ROCHESTER, N.Y. -- Ben McDonald stood at his locker and slowly peeled off his baseball uniform. The Rochester Red Wings pitcher couldn't help but feel as if another curve, more wicked than his own "Big Nasty," had been tossed his way.

Two hours earlier, McDonald had been on the mound at Silver Stadium, pitching masterfully against the Louisville Redbirds. Then it started pouring, and the Baltimore Orioles' 1989 top draft pick was forced to sit and watch while the grounds crew dragged the tarpaulin across the infield.

The game resumed 76 minutes later, but McDonald's work shift was over prematurely after 5 2/3 innings because Manager Greg Biagini was concerned his young pitcher's right arm had tightened during the delay.

"First the muscle pull, then the blister on my pitching hand, and now the rain," McDonald said. "I was feeling really strong too. I felt I easily could have gone nine innings. Then -- wouldn't you know it -- it starts raining. That's been the way it's gone for me all season. I get something good going, then something happens to interrupt me. I wonder when it's all going to change."

Young McDonald is still on the farm, and growing restless. He wants to return to Baltimore as soon as possible, but he realizes that he first must string together a couple of long, productive starts.

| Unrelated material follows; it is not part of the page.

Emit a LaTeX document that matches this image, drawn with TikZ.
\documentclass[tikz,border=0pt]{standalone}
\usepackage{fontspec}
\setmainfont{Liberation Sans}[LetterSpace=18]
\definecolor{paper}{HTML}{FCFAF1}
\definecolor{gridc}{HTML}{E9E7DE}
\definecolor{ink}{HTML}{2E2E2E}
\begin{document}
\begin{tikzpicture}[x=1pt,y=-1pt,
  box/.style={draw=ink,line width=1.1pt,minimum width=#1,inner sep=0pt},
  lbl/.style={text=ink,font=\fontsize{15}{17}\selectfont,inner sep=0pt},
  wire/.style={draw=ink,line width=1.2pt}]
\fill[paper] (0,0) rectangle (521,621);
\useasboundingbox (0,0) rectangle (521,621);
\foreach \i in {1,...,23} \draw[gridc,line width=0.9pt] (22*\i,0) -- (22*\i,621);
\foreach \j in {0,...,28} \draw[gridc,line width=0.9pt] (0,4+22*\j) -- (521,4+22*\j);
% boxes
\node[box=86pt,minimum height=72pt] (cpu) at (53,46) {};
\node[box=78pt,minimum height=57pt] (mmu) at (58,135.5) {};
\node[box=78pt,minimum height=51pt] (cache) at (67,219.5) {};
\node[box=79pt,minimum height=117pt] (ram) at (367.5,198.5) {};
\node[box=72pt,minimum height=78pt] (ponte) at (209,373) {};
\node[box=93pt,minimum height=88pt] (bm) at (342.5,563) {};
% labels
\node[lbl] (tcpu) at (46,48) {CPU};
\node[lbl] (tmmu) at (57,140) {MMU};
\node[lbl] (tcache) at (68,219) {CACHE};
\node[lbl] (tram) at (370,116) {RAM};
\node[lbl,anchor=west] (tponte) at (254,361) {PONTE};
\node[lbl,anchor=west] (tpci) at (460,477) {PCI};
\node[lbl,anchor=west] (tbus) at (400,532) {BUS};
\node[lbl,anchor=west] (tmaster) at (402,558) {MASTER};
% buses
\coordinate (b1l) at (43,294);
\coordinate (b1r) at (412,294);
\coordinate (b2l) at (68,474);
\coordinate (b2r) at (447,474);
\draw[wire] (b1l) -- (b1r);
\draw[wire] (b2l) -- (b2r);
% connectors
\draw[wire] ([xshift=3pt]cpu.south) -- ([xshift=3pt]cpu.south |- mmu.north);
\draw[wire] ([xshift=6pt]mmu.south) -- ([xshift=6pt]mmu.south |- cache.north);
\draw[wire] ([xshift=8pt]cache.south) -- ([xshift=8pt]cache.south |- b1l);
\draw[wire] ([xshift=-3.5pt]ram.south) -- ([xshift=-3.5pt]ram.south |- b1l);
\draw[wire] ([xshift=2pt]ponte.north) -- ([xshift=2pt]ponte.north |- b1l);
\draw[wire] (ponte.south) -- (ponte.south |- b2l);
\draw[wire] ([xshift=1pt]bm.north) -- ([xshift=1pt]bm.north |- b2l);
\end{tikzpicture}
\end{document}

"I've got to get some innings," said McDonald, who is 2-2 with a 2.32 ERA. "I think I've finally gotten my health back, and I'm gaining confidence in my ability to get all three of my pitches in the strike zone consistently, but I have to start stretching my starts out. I've been stuck on six innings. I need to get to the point where I'm going seven, eight, nine innings a start."

A strong spring earned McDonald a spot in the Orioles rotation, but during his final exhibition start on April 5 he pulled a muscle in his rib cage and was sent to Class AA Hagerstown, where he made two appearances before being assigned to AAA Rochester of the International League.

Many thought McDonald would be recalled by Baltimore when his rehabilitation stint was complete on May 22, but the Orioles decided he needed more work and reassigned him to the Red Wings.

"He's had an awful lot of bad luck, with injuries and such, and we don't want to rush him," said Doug Melvin, the Orioles' player personnel director. "We'd rather have him work things out now, and get some innings in, so that when he comes up he can jump right into the rotation. The key for him is putting together three or four good starts. We don't have a timetable {for his recall}, but I don't think it will be much longer."

Melvin said the Orioles want to be sure that the blister that caused McDonald to miss a May 30 start is completely healed. "The bottom line is that when we bring him up, we want to bring him up for good," Melvin said. "We don't want a yo-yo situation, where he's up and down, up and down."

McDonald pitched with a Band-Aid on his finger during his June 3 start against Louisville, which he lost by 3-1, giving him consecutive defeats for the first time since 1987, his sophomore season at Louisiana State.

"The finger felt good," he said. "It's all healed up. For the first time I feel like I'm in a position, healthwise, to get into a good groove. I'm hoping my bad luck has bottomed out."

Biagini said he is impressed with the way McDonald has handled his setbacks: "I think he's done a really good job of keeping his composure considering the bad luck he's had. He hasn't moped or sulked. He's fit in real well with his teammates. There's none of this, 'I'm the number one draft pick, who are you?' stuff on his part. He behaves like your basic 22-year-old kid."

McDonald wiles away his time between starts playing golf, going to the movies and daydreaming about a return to the big leagues. Watching several of his Red Wings teammates, including catcher Chris Hoiles, receive callups this spring has only whetted his appetite.

"I talked to Chris before he left and wished him good luck in Baltimore," McDonald said. "He told me, 'Good luck to you too. I'll see you in Baltimore soon.' I hope he's right."